Today I met with Rakesh, who along with being an whiz accountant, business planner and strategizer, grew up in India. He told me a little of his story, it involved a not untypical Indian childhood, which flows between poverty and good fortune as the great rivers of fate and luck and chance do their work. We talked about how in a country where there is no safety net in place, so many sink so easily to the ocean floor and how hard it is to get back to the surface. We talked how in New Zealand, and many developed countries, we perhaps think less about what role luck really plays in our happiness, success and well-being because we mostly (and I won’t get into the policy issues that need work here) don’t need to rely on luck to just be OK and eat. It is travel that opens our eyes if we allow it (and it certainly did mine) to this reality, and once opened it is hard to look away.
For many people that start social enterprizes, in their story somewhere will be a moment in time, travel out of their country, their life, their comfortable space that is a key feature. A journey that takes them to another person’s reality, and a deeper understanding of what really creates and sustains our own reality and well-being.

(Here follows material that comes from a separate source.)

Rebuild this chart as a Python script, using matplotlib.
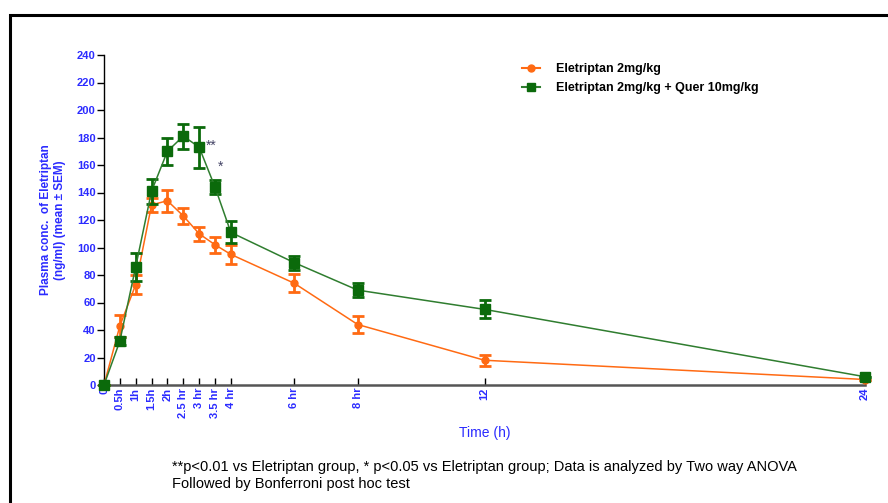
import matplotlib
matplotlib.use("Agg")
import matplotlib.pyplot as plt
from matplotlib.patches import Rectangle
from matplotlib.lines import Line2D

plt.rcParams["font.family"] = ["Liberation Sans", "DejaVu Sans"]

# time points (h) and their tick labels
time_h = [0, 0.5, 1, 1.5, 2, 2.5, 3, 3.5, 4, 6, 8, 12, 24]
tick_labels = ["0", "0.5h", "1h", "1.5h", "2h", "2.5 hr", "3 hr", "3.5 hr",
               "4 hr", "6 hr", "8 hr", "12", "24"]

# Eletriptan 2mg/kg
ele_mean = [0, 43, 73, 131, 134, 123, 110, 102, 95, 74, 44, 18, 4]
ele_sem = [0, 8, 7, 5, 8, 6, 5, 6, 7, 6.5, 6.5, 4, 0]

# Eletriptan 2mg/kg + Quer 10mg/kg
quer_mean = [0, 32, 86, 141, 170, 181, 173, 144, 111, 89, 69, 55, 6]
quer_sem = [0, 3, 10, 9, 10, 9, 15, 5, 8, 5, 5, 6.5, 0]

# significance marks
sig_x = [3.38, 3.68]
sig_y = [174, 159]
sig_txt = ["**", "*"]

blue = "#2b2bff"
orange = "#ff6a13"
green = "#0b6a0b"
green_line = "#2f7d2f"

fig = plt.figure(figsize=(8.88, 5.03), dpi=100)
fig.patches.append(Rectangle((10 / 888, -0.1), 1.2, 1 - 15 / 503 + 0.1,
                             transform=fig.transFigure, fill=False,
                             edgecolor="black", linewidth=2.2))

ax = fig.add_axes([104 / 888, 1 - 385 / 503, (865 - 104) / 888, (385 - 55) / 503])

ax.errorbar(time_h, ele_mean, yerr=ele_sem, color=orange, marker="o",
            markersize=5, linewidth=1.1, elinewidth=2, capsize=4, capthick=2,
            clip_on=False, zorder=3)
ax.errorbar(time_h, quer_mean, yerr=quer_sem, color=green_line, marker="s",
            mfc=green, mec=green, ecolor=green,
            markersize=6.5, linewidth=1.1, elinewidth=2, capsize=4, capthick=2,
            clip_on=False, zorder=4)

for x, y, t in zip(sig_x, sig_y, sig_txt):
    ax.text(x, y, t, color="#444466", fontsize=10, ha="center", va="center")

ax.set_xlim(0, 24)
ax.set_ylim(0, 240)
ax.set_yticks(range(0, 241, 20))
ax.set_xticks(time_h)
ax.set_xticklabels(tick_labels, rotation=90)

for lab in ax.get_yticklabels():
    lab.set_color(blue)
    lab.set_fontweight("bold")
    lab.set_fontsize(8)
for lab in ax.get_xticklabels():
    lab.set_color(blue)
    lab.set_fontweight("bold")
    lab.set_fontsize(8)

ax.tick_params(axis="y", direction="out", length=5, width=1, pad=1)
ax.tick_params(axis="x", direction="in", length=5, width=1, pad=2)

ax.spines["top"].set_visible(False)
ax.spines["right"].set_visible(False)
ax.spines["left"].set_linewidth(1)
ax.spines["bottom"].set_color("#555555")
ax.spines["bottom"].set_linewidth(1.8)

ax.set_ylabel("Plasma conc.  of Eletriptan\n(ng/ml) (mean \u00b1 SEM)",
              color=blue, fontweight="bold", fontsize=8.5, labelpad=8)
ax.set_xlabel("Time (h)", color=blue, fontsize=10, labelpad=6)

handles = [
    Line2D([], [], color=orange, marker="o", markersize=5, linewidth=1.5),
    Line2D([], [], color=green_line, marker="s", mfc=green, mec=green,
           markersize=6, linewidth=1.5),
]
ax.legend(handles, ["Eletriptan 2mg/kg", "Eletriptan 2mg/kg + Quer 10mg/kg"],
          loc="upper left", bbox_to_anchor=(0.535, 1.01), frameon=False,
          handlelength=1.4, handletextpad=1.3, labelspacing=0.6,
          prop={"weight": "bold", "size": 9})

fig.text(172 / 888, 1 - 467 / 503,
         "**p<0.01 vs Eletriptan group, * p<0.05 vs Eletriptan group; "
         "Data is analyzed by Two way ANOVA",
         fontsize=10.5, va="center")
fig.text(172 / 888, 1 - 484 / 503, "Followed by Bonferroni post hoc test",
         fontsize=10.5, va="center")

fig.savefig("out.png", dpi=100)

So as I embark on another journey of my own, with all the fears, discomforts, anxieties and excitement that go with that, I am thankful for the luck I have experienced in my life of being born a woman in New Zealand, and all the opportunity that has afforded me. Including the opportunity to travel and really understand the good fortune I have, and that others do not, and try to do something about it. I hope that we can bring back the essence of that story on our return (and I really really hope our bums remain happy in the process!).